Rocks are unitarian. Self-conscious persons are trinitarian.
True, we don’t find the Trinity in the Bible. Nor do we find an oak in an acorn. Rather, the truth of the oak lies hidden in the acorn, waiting to unfold.
Some also say we are a trinity of body, soul, and spirit. All of this may be a good analogy for a modalist, but not for a trinitarian. For since you are a single individual, you cannot be a trinity (unless you have a split personality). Rather, you are a unity of body, soul, and spirit (if it is true that you are a trichotomous being), whereas Trinitarians consider God to be a Trinity of three divine Individuals.
If God is really a Trinity, one would expect the word “God” to refer to the Trinity a number of times in the New Testament. But to the best of my knowledge, “God”, as it occurs in the New Testament, never refers to a Trinity, not even once.
If you plant the acorn and watch it grow, something hidden is revealed. The resulting tree would come as quite a surprise to someone who had only ever studied acorns. They might even deny there was any connection between the two. “Botanists must have plucked the idea from thin air. Clearly, the oak came from somewhere else. It sprouted from a fallen branch, perhaps.”
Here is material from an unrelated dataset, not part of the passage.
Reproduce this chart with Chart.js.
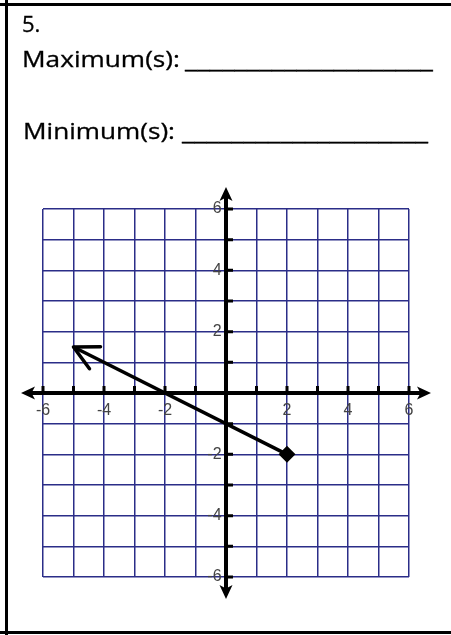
<!DOCTYPE html>
<html><head><meta charset="utf-8">
<script src="https://cdn.jsdelivr.net/npm/chart.js@4.4.0/dist/chart.umd.min.js"></script>
<style>
html,body{margin:0;padding:0;background:#fff;width:451px;height:635px;overflow:hidden;position:relative}
.b{position:absolute;background:#000}
.t{position:absolute;font-family:"Open Sans",sans-serif;font-size:22px;line-height:30px;color:#000;white-space:nowrap;transform-origin:0 0;-webkit-text-stroke:0.3px #000}
canvas{position:absolute;left:0;top:0}
</style></head><body>
<canvas id="c" width="451" height="635"></canvas>
<div class="b" style="left:0;top:3px;width:451px;height:3px"></div>
<div class="b" style="left:5px;top:0;width:3px;height:635px"></div>
<div class="b" style="left:0;top:631px;width:451px;height:3px"></div>
<div class="t" data-l="22" data-b="32">5.</div>
<div class="t" data-l="22" data-b="67" data-w="158">Maximum(s):</div>
<div class="t" data-l="185" data-b="68" data-w="248">____________________</div>
<div class="t" data-l="23" data-b="139" data-w="152">Minimum(s):</div>
<div class="t" data-l="182" data-b="140" data-w="246">____________________</div>
<script>
// ---- data ----
const lineX = [-5, 2];
const lineY = [1.5, -2];
const endMarkers = ['arrow', 'dot'];
const xTickLabels = [-6, -4, -2, 2, 4, 6];
const yTickLabels = [-6, -4, -2, 2, 4, 6];
const xMin = -6, xMax = 6, yMin = -6, yMax = 6;

// ---- text placement ----
function placeText(){
  document.querySelectorAll('.t').forEach(el=>{
    el.style.transform='none';
    const probe=document.createElement('span');
    probe.style.cssText='display:inline-block;width:0;height:0;vertical-align:baseline';
    el.appendChild(probe);
    const base=probe.offsetTop;
    el.removeChild(probe);
    el.style.left=el.dataset.l+'px';
    el.style.top=(+el.dataset.b-base)+'px';
    if(el.dataset.w){
      const w=el.getBoundingClientRect().width;
      el.style.transform='scaleX('+(+el.dataset.w/w)+')';
    }
  });
}
placeText();
if(document.fonts&&document.fonts.ready) document.fonts.ready.then(placeText);

// ---- plugins ----
function arrowHead(ctx, tx, ty, dx, dy, len, hw){
  const nx=-dy, ny=dx;
  ctx.beginPath();
  ctx.moveTo(tx,ty);
  ctx.lineTo(tx+dx*len+nx*hw, ty+dy*len+ny*hw);
  ctx.lineTo(tx+dx*len*0.75, ty+dy*len*0.75);
  ctx.lineTo(tx+dx*len-nx*hw, ty+dy*len-ny*hw);
  ctx.closePath();
  ctx.fill();
}
const axesPlugin={
  id:'axesDraw',
  beforeDatasetsDraw(chart){
    const {ctx, scales:{x,y}}=chart;
    const x0=x.getPixelForValue(0), y0=y.getPixelForValue(0);
    const ext=22;
    const L=x.getPixelForValue(xMin)-ext, R=x.getPixelForValue(xMax)+ext;
    const T=y.getPixelForValue(yMax)-ext, B=y.getPixelForValue(yMin)+ext;
    ctx.save();
    ctx.strokeStyle='#000'; ctx.fillStyle='#000';
    ctx.lineWidth=3;
    ctx.beginPath();
    for(let v=xMin; v<=xMax; v++){ if(v===0) continue; const px=x.getPixelForValue(v); ctx.moveTo(px,y0); ctx.lineTo(px,y0-7); }
    for(let v=yMin; v<=yMax; v++){ if(v===0) continue; const py=y.getPixelForValue(v); ctx.moveTo(x0,py); ctx.lineTo(x0+7,py); }
    ctx.stroke();
    ctx.lineWidth=4;
    ctx.beginPath();
    ctx.moveTo(L+8,y0); ctx.lineTo(R-8,y0);
    ctx.moveTo(x0,T+8); ctx.lineTo(x0,B-8);
    ctx.stroke();
    arrowHead(ctx,L,y0,1,0,14,6.5);
    arrowHead(ctx,R,y0,-1,0,14,6.5);
    arrowHead(ctx,x0,T,0,1,14,6.5);
    arrowHead(ctx,x0,B,0,-1,14,6.5);
    ctx.restore();
  }
};
const lineArrowPlugin={
  id:'lineArrow',
  afterDatasetsDraw(chart){
    const meta=chart.getDatasetMeta(0);
    const ctx=chart.ctx;
    endMarkers.forEach((m,i)=>{
      if(m!=='arrow') return;
      const p=meta.data[i], q=meta.data[i===0?1:i-1];
      let dx=q.x-p.x, dy=q.y-p.y; const d=Math.hypot(dx,dy); dx/=d; dy/=d;
      const a=27*Math.PI/180, len=27;
      ctx.save();
      ctx.strokeStyle='#000'; ctx.lineWidth=3.5; ctx.lineCap='round';
      ctx.beginPath();
      [a,-a].forEach(t=>{
        const rx=dx*Math.cos(t)-dy*Math.sin(t), ry=dx*Math.sin(t)+dy*Math.cos(t);
        ctx.moveTo(p.x,p.y); ctx.lineTo(p.x+rx*len,p.y+ry*len);
      });
      ctx.stroke();
      ctx.restore();
    });
  }
};

const tickFont={family:'"Liberation Sans", Arial, sans-serif', size:16};
new Chart(document.getElementById('c'),{
  type:'scatter',
  data:{datasets:[{
    data: lineX.map((v,i)=>({x:v,y:lineY[i]})),
    showLine:true,
    borderColor:'#000',
    borderWidth:3.5,
    pointStyle:'rectRot',
    pointRadius: endMarkers.map(m=>m==='dot'?6:0),
    pointBackgroundColor:'#000',
    pointBorderColor:'#000'
  }]},
  options:{
    responsive:false,
    animation:false,
    events:[],
    layout:{padding:{left:43,right:42,top:209,bottom:58}},
    plugins:{legend:{display:false},tooltip:{enabled:false}},
    scales:{
      x:{type:'linear',min:xMin,max:xMax,position:{y:0},
        border:{display:false},
        grid:{color:'#2b2d88',lineWidth:1.5,drawTicks:false},
        ticks:{stepSize:1,autoSkip:false,maxRotation:0,color:'#444',font:tickFont,padding:8,
          callback:v=>xTickLabels.includes(v)?String(v):''}},
      y:{type:'linear',min:yMin,max:yMax,position:{x:0},
        border:{display:false},
        grid:{color:'#2b2d88',lineWidth:1.5,drawTicks:false},
        ticks:{stepSize:1,autoSkip:false,color:'#444',font:tickFont,padding:5,
          callback:v=>yTickLabels.includes(v)?String(v)+' ':''}}
    }
  },
  plugins:[axesPlugin,lineArrowPlugin]
});
</script>
</body></html>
In the same way, the truth of the Trinity, once hidden, has unfolded as the church has grown. The resulting theology would come as quite a surprise to someone who had only studied documents known to the baby church. These readers might even deny there is any connection between the Bible and the Trinity. “Theologians must have plucked the idea out of thin air. Clearly, the doctrine came from somewhere else. It sprouted from pagan myths, perhaps.”
If you want to judge the mature doctrine, you must see how the primitive doctrine has developed naturally over time. It’s like family photos.
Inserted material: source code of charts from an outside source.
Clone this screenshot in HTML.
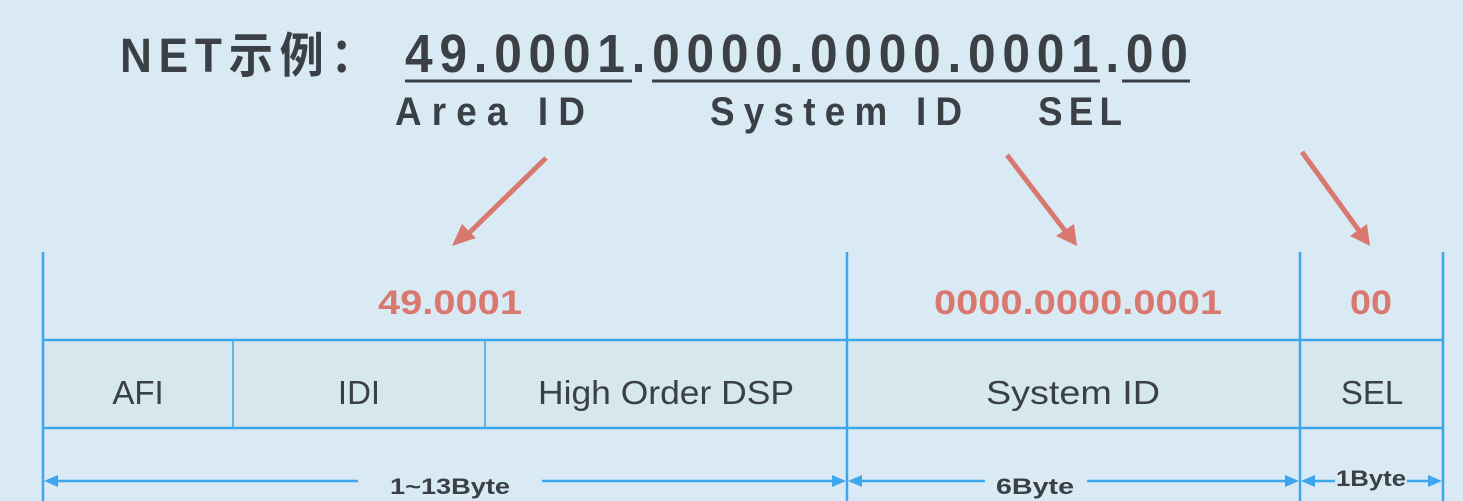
<!DOCTYPE html>
<html><head><meta charset="utf-8"><style>
html,body{margin:0;padding:0;background:#d9eaf5;}
svg{display:block;}
</style></head><body>
<svg width="1463" height="501" viewBox="0 0 1463 501" xmlns="http://www.w3.org/2000/svg">
<rect x="0" y="0" width="1463" height="501" fill="#d9eaf5"/>
<g font-family="'Liberation Sans','Noto Sans CJK SC',sans-serif" font-weight="bold" fill="#3a4045" transform="scale(0.92,1)">
<text x="130.4" y="72" font-size="48" textLength="277" lengthAdjust="spacing">NET示例：</text>
<text x="440.2" y="72" font-size="54" textLength="851" lengthAdjust="spacing">49.0001.0000.0000.0001.00</text>
<text x="429.3" y="125" font-size="40" textLength="206.5" lengthAdjust="spacing">Area ID</text>
<text x="771.7" y="125" font-size="40" textLength="274" lengthAdjust="spacing">System ID</text>
<text x="1128.3" y="125" font-size="40" textLength="91.3" lengthAdjust="spacing">SEL</text>
</g>
<g stroke="#3a4045" stroke-width="3">
<line x1="405" y1="81" x2="632" y2="81"/>
<line x1="652" y1="81" x2="1100" y2="81"/>
<line x1="1122" y1="81" x2="1190" y2="81"/>
</g>
<g stroke="#d9786e" stroke-width="5" fill="#d9786e">
<line x1="546" y1="158" x2="468" y2="234"/>
<line x1="1007" y1="155" x2="1066" y2="232"/>
<line x1="1302" y1="152" x2="1360" y2="232"/>
</g>
<g fill="#d9786e">
<polygon points="452,246 462,224 476,238"/>
<polygon points="1077,246 1056,236 1074,224"/>
<polygon points="1370,246 1350,236 1367,224"/>
</g>
<rect x="43" y="340" width="1400" height="88" fill="#d6e7ee"/>
<g stroke="#3ea6ea" stroke-width="2.5" fill="none">
<line x1="43" y1="252" x2="43" y2="501"/>
<line x1="847" y1="252" x2="847" y2="501"/>
<line x1="1300" y1="252" x2="1300" y2="501"/>
<line x1="1443" y1="252" x2="1443" y2="501"/>
<line x1="43" y1="340" x2="1443" y2="340"/>
<line x1="43" y1="428" x2="1443" y2="428"/>
<line x1="233" y1="340" x2="233" y2="428" stroke-width="1.5"/>
<line x1="485" y1="340" x2="485" y2="428" stroke-width="1.5"/>
<line x1="55" y1="481" x2="358" y2="481"/>
<line x1="542" y1="481" x2="836" y2="481"/>
<line x1="858" y1="481" x2="985" y2="481"/>
<line x1="1087" y1="481" x2="1290" y2="481"/>
<line x1="1310" y1="481" x2="1335" y2="481"/>
<line x1="1407" y1="481" x2="1432" y2="481"/>
</g>
<g fill="#3ea6ea">
<polygon points="44,481 58,475 58,487"/>
<polygon points="846,481 832,475 832,487"/>
<polygon points="848,481 862,475 862,487"/>
<polygon points="1299,481 1285,475 1285,487"/>
<polygon points="1301,481 1315,475 1315,487"/>
<polygon points="1442,481 1428,475 1428,487"/>
</g>
<g font-family="'Liberation Sans',sans-serif" font-weight="bold" fill="#d9786e" font-size="34" text-anchor="middle">
<text x="450" y="314" textLength="144" lengthAdjust="spacingAndGlyphs">49.0001</text>
<text x="1078" y="314" textLength="288" lengthAdjust="spacingAndGlyphs">0000.0000.0001</text>
<text x="1371" y="314" textLength="42" lengthAdjust="spacingAndGlyphs">00</text>
</g>
<g font-family="'Liberation Sans',sans-serif" fill="#3a4045" font-size="33" text-anchor="middle">
<text x="138" y="404">AFI</text>
<text x="359" y="404">IDI</text>
<text x="666" y="404" textLength="256" lengthAdjust="spacingAndGlyphs">High Order DSP</text>
<text x="1073" y="404" textLength="174" lengthAdjust="spacingAndGlyphs">System ID</text>
<text x="1372" y="404">SEL</text>
</g>
<g font-family="'Liberation Sans',sans-serif" font-weight="bold" fill="#3a4045" font-size="22" text-anchor="middle">
<text x="450" y="494" textLength="120" lengthAdjust="spacingAndGlyphs">1~13Byte</text>
<text x="1035" y="494" textLength="78" lengthAdjust="spacingAndGlyphs">6Byte</text>
<text x="1371" y="486" textLength="70" lengthAdjust="spacingAndGlyphs">1Byte</text>
</g>
</svg>
</body></html>
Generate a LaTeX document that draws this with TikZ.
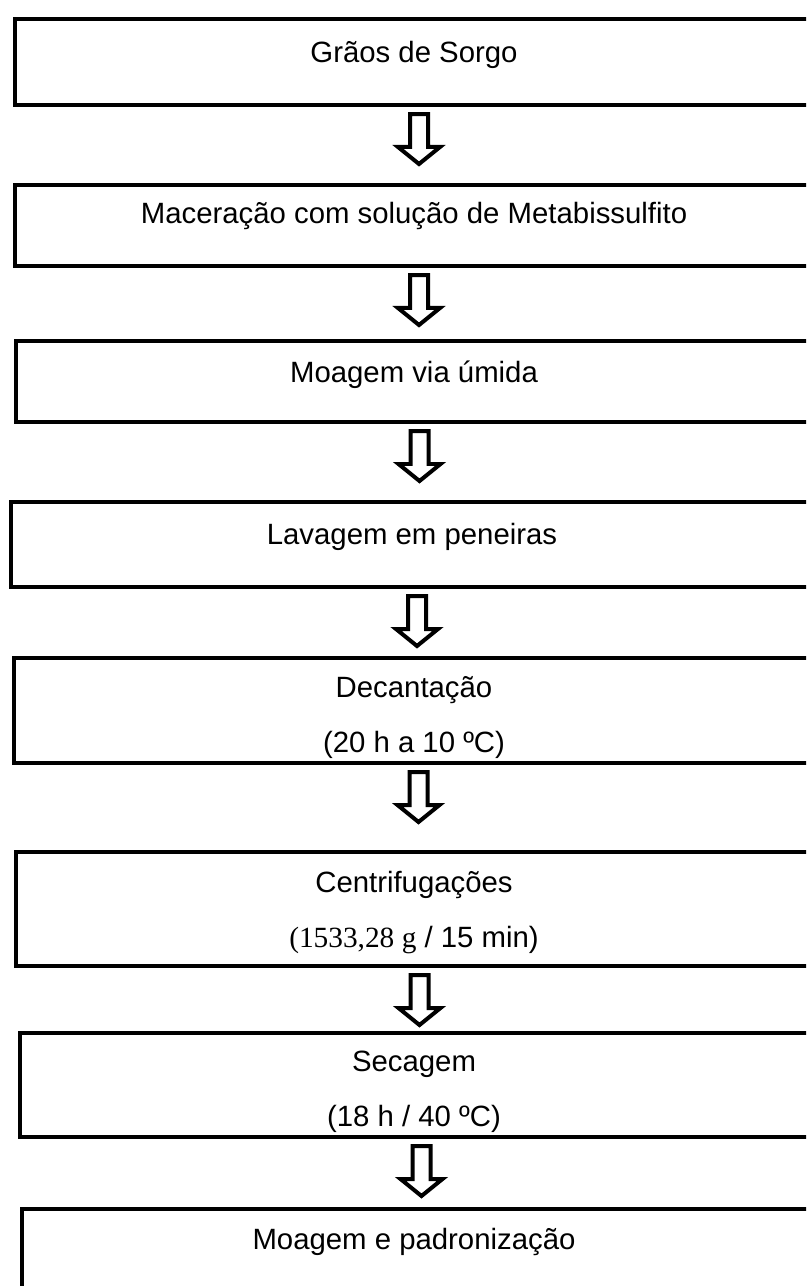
\documentclass[tikz,border=0pt]{standalone}
\usepackage{fontspec}
\setmainfont{Liberation Sans}
\newfontfamily\serifa{Liberation Serif}
\usetikzlibrary{calc,fit}
\tikzset{
	caixa/.style={draw, line width=0.08cm, inner sep=0pt},
	rotulo/.style={font=\fontsize{16.7}{20}\selectfont, inner sep=0pt, anchor=base},
	seta/.style={draw, line width=0.08cm, fill=white, line join=miter}
}
\def\blocoseta(#1)(#2){
	\coordinate (s) at ($(#1.south)+(5,7)$);
	\coordinate (e) at ($(#2.north)+(5,0)$);
	\coordinate (p) at ($(s)!1cm!(s|-e)$);
	\draw[seta] ($(s)+(-9,0)$) -- ($(p)+(-9,-17)$) -- ($(p)+(-21,-17)$) -- (p) -- ($(p)+(21,-17)$) -- ($(p)+(9,-17)$) -- ($(s)+(9,0)$) -- cycle;
}

\begin{document}
\begin{tikzpicture}[x=0.02cm, y=-0.02cm]
			%%%%% START %%%%%
			\path[use as bounding box, clip] (0,0) rectangle (806,1286);
			
			\node[caixa, fit={(15,19) (813,105)}] (b1) {};
			\node[rotulo] (t1) at (414,62) {Grãos de Sorgo};
			
			\node[caixa, fit={(15,185) (813,266)}] (b2) {};
			\node[rotulo] (t2) at (414,223) {Maceração com solução de Metabissulfito};
			
			\node[caixa, fit={(16,341) (813,422)}] (b3) {};
			\node[rotulo] (t3) at (414,382) {Moagem via úmida};
			
			\node[caixa, fit={(11,502) (813,587)}] (b4) {};
			\node[rotulo] (t4) at (412,544) {Lavagem em peneiras};
			
			\node[caixa, fit={(14,658) (813,763)}] (b5) {};
			\node[rotulo] (t5) at (414,697) {Decantação};
			\node[rotulo] (t5b) at (414,752) {(20 h a 10 ºC)};
			
			\node[caixa, fit={(16,852) (813,966)}] (b6) {};
			\node[rotulo] (t6) at (414,892) {Centrifugações};
			\node[rotulo] (t6b) at (414,947) {{\serifa (1533,28 g} / 15 min)};
			
			\node[caixa, fit={(20,1033) (813,1137)}] (b7) {};
			\node[rotulo] (t7) at (414,1071) {Secagem};
			\node[rotulo] (t7b) at (414,1126) {(18 h / 40 ºC)};
			
			\node[caixa, fit={(22,1209) (813,1300)}] (b8) {};
			\node[rotulo] (t8) at (414,1249) {Moagem e padronização};
			
			\blocoseta(b1)(b2)
			\blocoseta(b2)(b3)
			\blocoseta(b3)(b4)
			\blocoseta(b4)(b5)
			\blocoseta(b5)(b6)
			\blocoseta(b6)(b7)
			\blocoseta(b7)(b8)
			%%%%% END %%%%%
\end{tikzpicture}
\end{document}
“Wow! Is that baby* really* you? Gosh, you’ve changed…”
“Yes. I have changed. Look at my gray hair. But I’m still the same person as that baby.”
I think Paidion has put his finger on the crux of the matter, and from the scripture in Greek, no less.
I have no doubt that the Trinitarian explanation of God sprang from an honest attempt to describe Him in a way that would simplify the concept of God as presented in scripture to the masses. It ultimately falls short though.
It is, as one of my Junior High math professors used to say, “the best wrong answer”.